Er ist der Sohn eines Parteisekretärs und einer Staatsanwältin. Als Kind war er immer wieder von zu Hause abgehauen. Seine Eltern ließen ihn in den Jugendwerkhof einweisen. Als er zu alt für den Jugendwerkhof geworden war, wollten, als ihr Sohn wieder wegen versuchter Republikflucht verhaftet worden war, seine Eltern eine dauerhafte Lösung.

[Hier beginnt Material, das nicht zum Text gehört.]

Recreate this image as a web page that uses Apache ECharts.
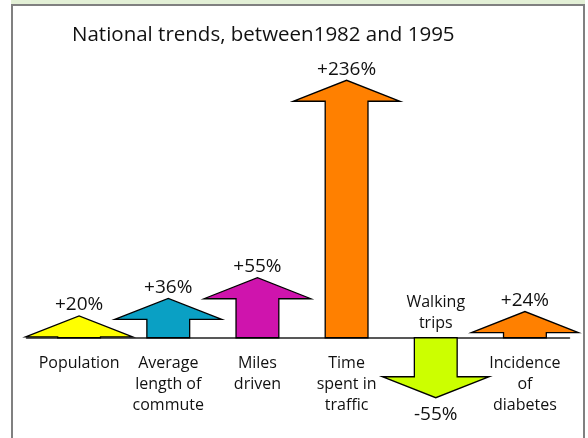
<!DOCTYPE html>
<html>
<head>
<meta charset="utf-8">
<script src="https://cdn.jsdelivr.net/npm/echarts@6/dist/echarts.min.js"></script>
<style>
  html, body { margin: 0; padding: 0; background: #fff; }
  .strip { position: absolute; left: 11px; top: 0; width: 574px; height: 4px; background: #e3f0d6; }
  .frame { position: absolute; left: 11px; top: 4px; width: 570px; height: 440px; border: 2px solid #808080; border-bottom: none; }
  #chart { position: absolute; left: 0; top: 0; width: 588px; height: 438px; }
</style>
</head>
<body>
<div class="strip"></div>
<div class="frame"></div>
<div id="chart"></div>
<script>
// data
const categories = ['Population', 'Average\nlength of\ncommute', 'Miles\ndriven', 'Time\nspent in\ntraffic', 'Walking\ntrips', 'Incidence\nof\ndiabetes']
const changes = [20, 36, 55, 236, -55, 24]
const arrowColors = ['#ffff00', '#0aa0c4', '#cf14ad', '#ff8000', '#ccff00', '#ff8000']

const FONT = '"Open Sans", sans-serif'

const chart = echarts.init(document.getElementById('chart'))

function renderArrow(params, api) {
  const i = api.value(0)
  const v = api.value(1)
  const base = api.coord([i, 0])
  const tip = api.coord([i, v])
  const band = api.size([1, 0])[0]
  const dir = v >= 0 ? -1 : 1 // screen direction of the arrow
  const len = Math.abs(tip[1] - base[1])
  const headH = Math.min(21, len)
  const headW = band * 0.6
  const shaftW = band * 0.24
  const cx = base[0]
  const neck = tip[1] - dir * headH
  const pts = [
    [cx - shaftW, base[1]], [cx - shaftW, neck], [cx - headW, neck],
    [cx, tip[1]],
    [cx + headW, neck], [cx + shaftW, neck], [cx + shaftW, base[1]]
  ]
  const sign = v > 0 ? '+' : ''
  return {
    type: 'group',
    children: [
      {
        type: 'polygon',
        shape: { points: pts },
        style: { fill: arrowColors[params.dataIndex], stroke: '#000', lineWidth: 1.3 }
      },
      {
        type: 'text',
        x: cx,
        y: tip[1] + (v >= 0 ? -11 : 17),
        style: {
          text: sign + v + '%', font: '19px ' + FONT, fill: '#111',
          align: 'center', verticalAlign: 'middle'
        }
      },
      {
        type: 'text',
        x: cx,
        y: v >= 0 ? base[1] + 15 : base[1] - 4,
        style: {
          text: categories[params.dataIndex], font: '16px ' + FONT, fill: '#111',
          lineHeight: 21, align: 'center', verticalAlign: v >= 0 ? 'top' : 'bottom'
        }
      }
    ]
  }
}

chart.setOption({
  animation: false,
  title: {
    text: 'National trends, between1982 and 1995',
    left: 67,
    top: 20,
    textStyle: { fontFamily: FONT, fontSize: 20.5, fontWeight: 'normal', color: '#111' }
  },
  grid: { left: 26.5, right: 18.5, top: 65, bottom: 13 },
  xAxis: {
    type: 'value',
    min: -0.59,
    max: 5.5,
    axisLine: { show: true, onZero: true, lineStyle: { color: '#222', width: 1.5 } },
    axisTick: { show: false },
    axisLabel: { show: false },
    splitLine: { show: false }
  },
  yAxis: {
    type: 'value',
    min: -80,
    max: 250,
    show: false,
    splitLine: { show: false }
  },
  series: [{
    type: 'custom',
    renderItem: renderArrow,
    clip: false,
    encode: { x: 0, y: 1 },
    data: changes.map((v, i) => [i, v])
  }]
})
</script>
</body>
</html>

Eines Nachts wurde der junge Mann überraschend aus seiner Zelle geholt und in den Verhörtrakt gebracht. Hier lag ein fertiges Geständnis über einen geplanten bewaffneten Grenzübertritt bereit. Zuerst weigerte sich der Mann, das zu unterschreiben. Irgendwann wurde er von seinem Vernehmer überraschend mit Benzin übergossen. Dann zündete sich der Offizier eine Zigarette an und fragte: „Unterschreibst Du nun, oder soll ich sie fallen lassen?“ Der Mann unterschrieb. Er hat mir seine Geschichte selbst erzählt.
Auf dem Dach der Justizvollzugsanstalt Brandenburg, auf dem sich rebellierende Häftlinge verschanzt hatten, als sie im Frühjahr 1990 die frisch gewählte Regierung der DDR auf ihr Schicksal aufmerksam machen wollten.
Ich war von den Häftlingen als Vermittlerin angefordert worden. Der Mann kam übrigens erst 1991 nach längerer Überprüfung frei, weil sein Gnadengesuch an die Volkskammerpräsidentin Dr. Sabine Bergmann-Pohl, die gleichzeitig Staatsoberhaupt war, abgelehnt wurde.

Zu den unbekannt gebliebenen Tatsachen gehört, dass etwa 30 % der Insassen der Jugendwerkhöfe der DDR von Funktionärskindern bevölkert waren, die mit ihrem Elternhaus nicht zurecht kamen.